Po przyjściu do kawiarni [„U Aktorek”, na ul. Mazowieckiej 5] dowiaduję się, że nastąpiła nagła ewakuacja władz cywilnych i ludności niemieckiej. Bolszewicy wdarli się od strony Kowla i zajęli już podobno Lublin. Ogarnęło nas jakieś radosne podniecenie. Co chwila ktoś przynosił nowe szczegóły tej po prostu panicznej ucieczki. W Alejach Jerozolimskich i koło dworca tłumy ludzi stoją, aby nasycić swoje oczy widokiem uciekających Niemców. Rzeczywiście panika duża.

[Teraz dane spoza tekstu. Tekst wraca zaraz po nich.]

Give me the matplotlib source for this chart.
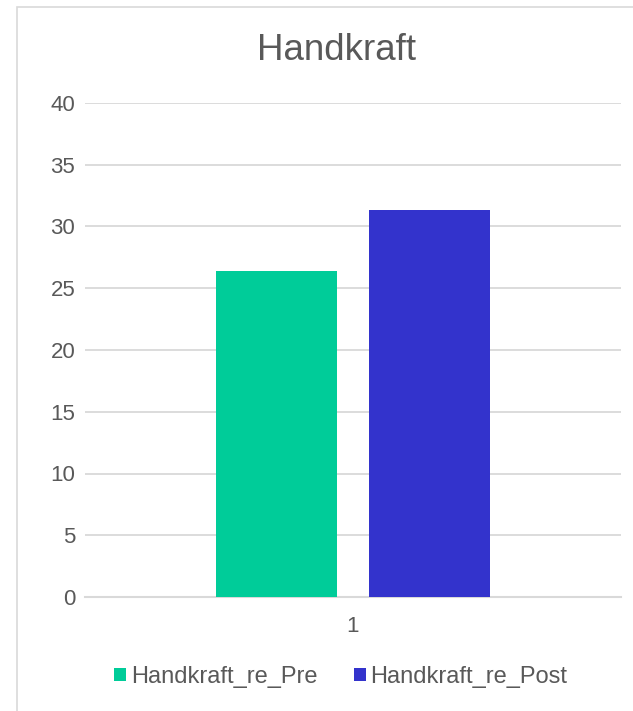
import matplotlib.pyplot as plt
from matplotlib.patches import Rectangle
import numpy as np

# data
categories = ['1']
series_names = ['Handkraft_re_Pre', 'Handkraft_re_Post']
series_values = [[26.4], [31.3]]
series_colors = ['#00CC99', '#3333CC']
y_ticks = [0, 5, 10, 15, 20, 25, 30, 35, 40]

plt.rcParams['font.family'] = ['Liberation Sans', 'DejaVu Sans']
text_color = '#595959'
grid_color = '#D9D9D9'

fig = plt.figure(figsize=(6.33, 7.11), dpi=100)
ax = fig.add_axes([85 / 633, 1 - 597 / 711, 536 / 633, 494 / 711])

# chart border (Excel chart area)
fig.patches.append(Rectangle((17 / 633, -0.1), 1.2, 1 - 7 / 711 + 0.1,
                             transform=fig.transFigure, fill=False,
                             edgecolor=grid_color, linewidth=1.2))

x = np.arange(len(categories)) + 1
bar_w = 121 / 536
gap = 32 / 536
offsets = [-(bar_w + gap) / 2, (bar_w + gap) / 2]
for name, vals, col, off in zip(series_names, series_values, series_colors, offsets):
    ax.bar(x + off, vals, width=bar_w, color=col, label=name, zorder=3)

ax.set_xlim(0.5, 1.5)
ax.set_ylim(0, 40)
ax.set_yticks(y_ticks)
ax.set_xticks(x)
ax.set_xticklabels(categories)
ax.yaxis.grid(True, color=grid_color, linewidth=1.3, zorder=0)
for s in ['top', 'right', 'left']:
    ax.spines[s].set_visible(False)
ax.spines['bottom'].set_color(grid_color)
ax.spines['bottom'].set_linewidth(1.5)
ax.tick_params(axis='both', length=0, colors=text_color, labelsize=16)
ax.tick_params(axis='y', pad=7)
ax.tick_params(axis='x', pad=14)

fig.text(336 / 633, 1 - 50 / 711, 'Handkraft', ha='center', va='center',
         fontsize=26.5, color=text_color)

leg = fig.legend(loc='center', bbox_to_anchor=(341 / 633, 1 - 677 / 711), ncol=2,
                 frameon=False, fontsize=17, handlelength=0.5, handleheight=0.5,
                 handletextpad=0.2, columnspacing=1.55, labelcolor=text_color)

plt.savefig('out.png', dpi=100)
plt.close()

U nas w kawiarni ruch niebywały. Ludzie się bawią wyjątkowo. Wino, szampany i inne alkohole leją się. Ja miałem wściekłą pracę.
Warszawa, 23 lipca
Marian Wyrzykowski, Dzienniki 1928-1969, Warszawa 1995.
Wiejskie wesele. Tuż prawie za rogatkami Pragi. Deszcz lał jak z cebra, a panna młoda miała białą suknię i welon jak za najlepszych niewojennych lat.
W drodze do kościoła w Nieporęcie spotkaliśmy niespodziewaną przeszkodę. Szosą jechały nieskończone sznury wozów ciągnionych przez maleńkie koniki. Tysiące Ukraińców uciekało z dobytkiem ze swoimi niemieckimi przyjaciółmi. Kondukt jakby żałobny, a smutny, bo zwiastujący ruinę ludzkich sadyb.
Jakoś przebrnęliśmy. Wydało mi się, że nasze konie śmielej i pewniej unoszą głowy — od tamtych zmęczonych i oszołomionych.
Nieporęt koło Warszawy, 23 lipca
Jadwiga Czajka, Pamiętnik mieszkanki Pragi, Warszawa 2006.